In 2001 Bonds broke the single-season record for home runs, with 73, as well as the mark for walks, with 177. To hit so many home runs under any circumstance is incredible, to have done it in a season when pitchers worked around you at a record clip is all the more remarkable. Little did I know that the 2001-level of working around him was only the beginning. The following year he drew 198 walks, and in 2004 that number rose to 232, including a record-shattering 120 times intentional walks. His on-base percentage was .609, another record, and one that looks like a typo.
My favorite Bonds moment from those years wasn't any of the record-breaking ones. Instead it's from the second day of the 2002 season. I was at Brothers, a mediocre bar in Iowa City where my college friends and I spent a lot of time for some reason. I was a few weeks away from graduating. Bonds, coming off those 73 home runs the season before, had homered twice on Opening Day. I'm not sure if the game was actually on at the bar, or if they were just cutting in to show his at bats, but in the first inning he launched one into the seats. The Dodgers intentionally walked him after that, but the next time he came to bat, they decided to pitch to him, and he blasted another one way over the fence. Just 13 innings into the season, and he had already hit four home runs. I remember the overwhelming giddiness I felt as he trotted around the bases, because absolutely anything seemed possible. No other moment from more than three decades of following baseball has given me the same sensation.
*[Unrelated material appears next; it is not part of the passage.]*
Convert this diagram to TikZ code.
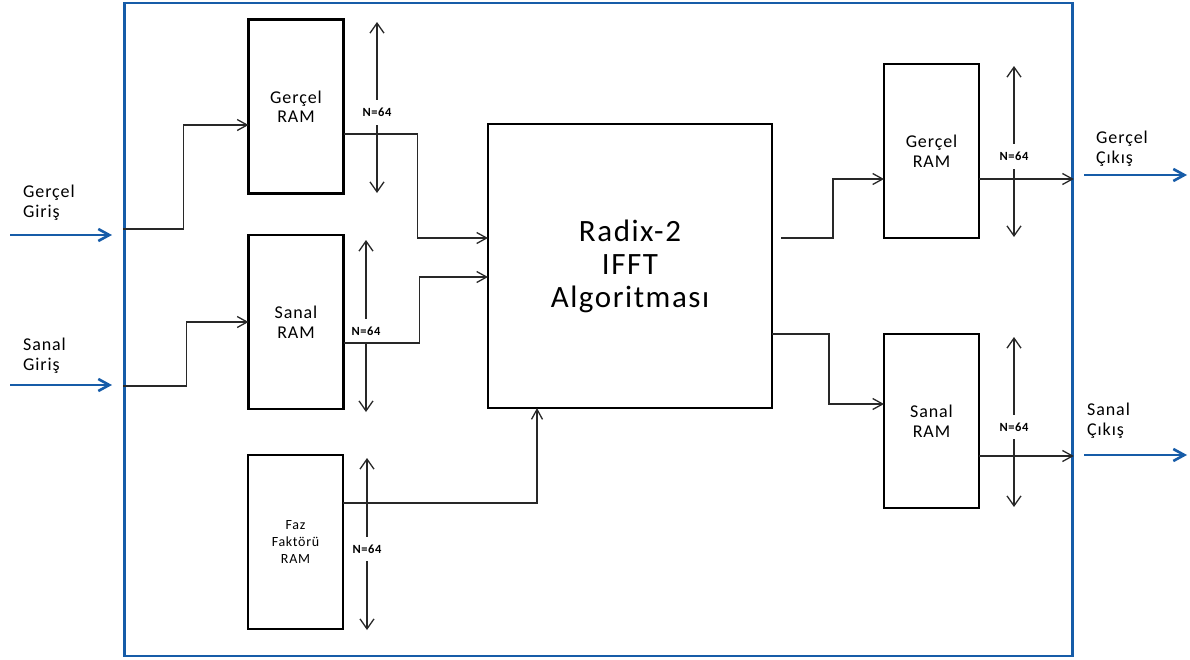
\documentclass[tikz,border=0pt]{standalone}
\usepackage{fontspec}
\setmainfont{Carlito}
\newfontfamily\wide{Carlito}[LetterSpace=5.0]
\usetikzlibrary{arrows.meta}
\def\BoxW{2.9pt}
\def\LinkW{1.3pt}
\def\PortW{2.6pt}
\definecolor{portblue}{RGB}{22,92,168}
\definecolor{linkgray}{RGB}{40,40,40}
\def\ClrLink{linkgray}
\def\ClrPort{portblue}
\tikzset{
    ram box/.style={
        draw=black, line width=\BoxW, inner sep=0pt, outer sep=0pt,
        minimum width=95pt, minimum height=174pt, align=center,
        font=\wide\fontsize{18}{19.5}\selectfont
    },
    link/.style={
        draw=\ClrLink, line width=\LinkW,
        -{Straight Barb[length=10pt,width=11pt]}
    },
    span/.style={
        draw=\ClrLink, line width=\LinkW,
        {Straight Barb[length=10pt,width=14pt]}-{Straight Barb[length=10pt,width=14pt]}
    },
    nlabel/.style={
        fill=white, inner xsep=0.5pt, inner ysep=8pt,
        font=\wide\bfseries\fontsize{12.5}{13}\selectfont
    },
    port/.style={
        draw=\ClrPort, line width=\PortW,
        -{Straight Barb[length=11pt,width=12pt]}
    },
    port text/.style={
        anchor=west, align=left, inner sep=0pt,
        font=\wide\fontsize{18}{20}\selectfont
    }
}

\begin{document}
\begin{tikzpicture}[x=1pt, y=-1pt]
    \useasboundingbox (0,0) rectangle (1190,659);

    % system frame
    \node[draw=\ClrPort, line width=\PortW, inner sep=0pt,
        minimum width=948pt, minimum height=653pt] (sys) at (598.5,329.5) {};

    % memories and core
    \node[ram box] (ramGa) at (296,106.5) {Gerçel\\RAM};
    \node[ram box] (ramSa) at (296,322) {Sanal\\RAM};
    \node[ram box, minimum width=95pt,
        font=\wide\fontsize{14}{17}\selectfont] (ramF) at (295.5,542) {Faz\\Faktörü\\RAM};
    \node[ram box, minimum width=284pt, minimum height=284pt,
        font=\wide\fontsize{31}{33}\selectfont] (fft) at (630,266) {Radix-2\\IFFT\\Algoritması};
    \node[ram box] (ramGb) at (931.5,151) {Gerçel\\RAM};
    \node[ram box] (ramSb) at (931.5,421) {Sanal\\RAM};

    % ports
    \coordinate (gInA) at (10,235);   \coordinate (gInB) at (112,235);
    \coordinate (sInA) at (10,385);   \coordinate (sInB) at (112,385);
    \coordinate (gOutA) at (1084,175); \coordinate (gOutB) at (1187,175);
    \coordinate (sOutA) at (1084,455); \coordinate (sOutB) at (1187,455);
    \draw[port] (gInA) -- (gInB);
    \draw[port] (sInA) -- (sInB);
    \draw[port] (gOutA) -- (gOutB);
    \draw[port] (sOutA) -- (sOutB);
    \node[port text] (gInTxt) at (23,203) {Gerçel\\Giriş};
    \node[port text] (sInTxt) at (23,356) {Sanal\\Giriş};
    \node[port text] (gOutTxt) at (1096,149) {Gerçel\\Çıkış};
    \node[port text] (sOutTxt) at (1087,421) {Sanal\\Çıkış};

    % N=64 ranges
    \foreach \nm/\x/\ya/\yb in {a/377/22/193, b/366/240/412, c/367/458/630,
                                d/1014/66/237, e/1014/337/507}{
        \coordinate (top\nm) at (\x,\ya);
        \coordinate (bot\nm) at (\x,\yb);
        \draw[span] (top\nm) -- node[nlabel, pos=0.53] (len\nm) {N=64} (bot\nm);
    }

    % wiring
    \coordinate (gJoin) at (sys.west |- 0,229);
    \coordinate (sJoin) at (sys.west |- 0,386);
    \coordinate (ramGaIn) at (ramGa.west |- 0,125);
    \coordinate (ramSaIn) at (ramSa.west |- 0,322);
    \coordinate (ramGaOut) at (ramGa.east |- 0,134);
    \coordinate (ramSaOut) at (ramSa.east |- 0,343);
    \coordinate (ramFOut) at (ramF.east |- 0,503);
    \coordinate (fftInA) at (fft.west |- 0,238);
    \coordinate (fftInB) at (fft.west |- 0,277);
    \coordinate (fftInC) at (fft.south -| 537,0);
    \coordinate (fftOutA) at (781,238);
    \coordinate (fftOutB) at (fft.east |- 0,334);
    \coordinate (ramGbIn) at (ramGb.west |- 0,179);
    \coordinate (ramSbIn) at (ramSb.west |- 0,404);
    \coordinate (ramGbOut) at (ramGb.east |- 0,179);
    \coordinate (ramSbOut) at (ramSb.east |- 0,456);

    \draw[link] (gJoin) -- ++(60,0) |- (ramGaIn);
    \draw[link] (sJoin) -- ++(63,0) |- (ramSaIn);
    \draw[link] (ramGaOut) -- ++(74,0) |- (fftInA);
    \draw[link] (ramSaOut) -- ++(76,0) |- (fftInB);
    \draw[link] (ramFOut) -| (fftInC);
    \draw[link] (fftOutA) -- ++(52,0) |- (ramGbIn);
    \draw[link] (fftOutB) -- ++(57,0) |- (ramSbIn);
    \draw[link] (ramGbOut) -- (ramGbOut -| sys.east);
    \draw[link] (ramSbOut) -- (ramSbOut -| sys.east);
\end{tikzpicture}
\end{document}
During those four years, Bonds had a batting line of .349/.559/.809. He set new single-season records for home runs, walks, intentional walks, on-base percentage, slugging percentage, and OPS. He led the Giants to within a win of their first World Series championship in 48 years, batting .356/.581/.978 in 17 postseason games that October, with a postseason record 8 home runs. He was voted NL MVP all four times. He passed 700 career home runs, putting him in the neighborhood of the biggest record in American sports.
By August 7, 2007, Bonds had tied Henry Aaron's all-time home run record. I was working as a waiter and bartender during graduate school at the time, and was cleaning up after a dinner shift that night when Bonds came to bat in the 5th inning. The game was out west, so it was late in Chicago. The only people still at the restaurant were me, the manager, and a couple of the line cooks. Even though it felt inevitable, when Bonds ripped a 3-2 pitch deep into the seats, I was struck by the momentousness of the occasion. It had been 33 years since Aaron broke Ruth's record, after Ruth had held the record for more than half a century. There was no telling if I'd ever see anyone break that record again.
My awe was interrupted a few seconds after Bonds crossed home plate by my boss: "Whatever... He's still a cheater." Bonds was blacklisted at the end of that season, the only player ever to hit 28 home runs and lead the league in on-base percentage, but find himself unable to get a contract offer. It's been ten years since Bonds played his last game, and the passage of time has done little to soften the disdain many feel for him. I understand the disdain, and I know all the arguments against Barry Bonds, both the PED use and his surly attitude toward the press and some teammates. I could give a longer response to them, but the short answer will suffice: I don't care.
Barry Bonds was the greatest ballplayer I've ever seen.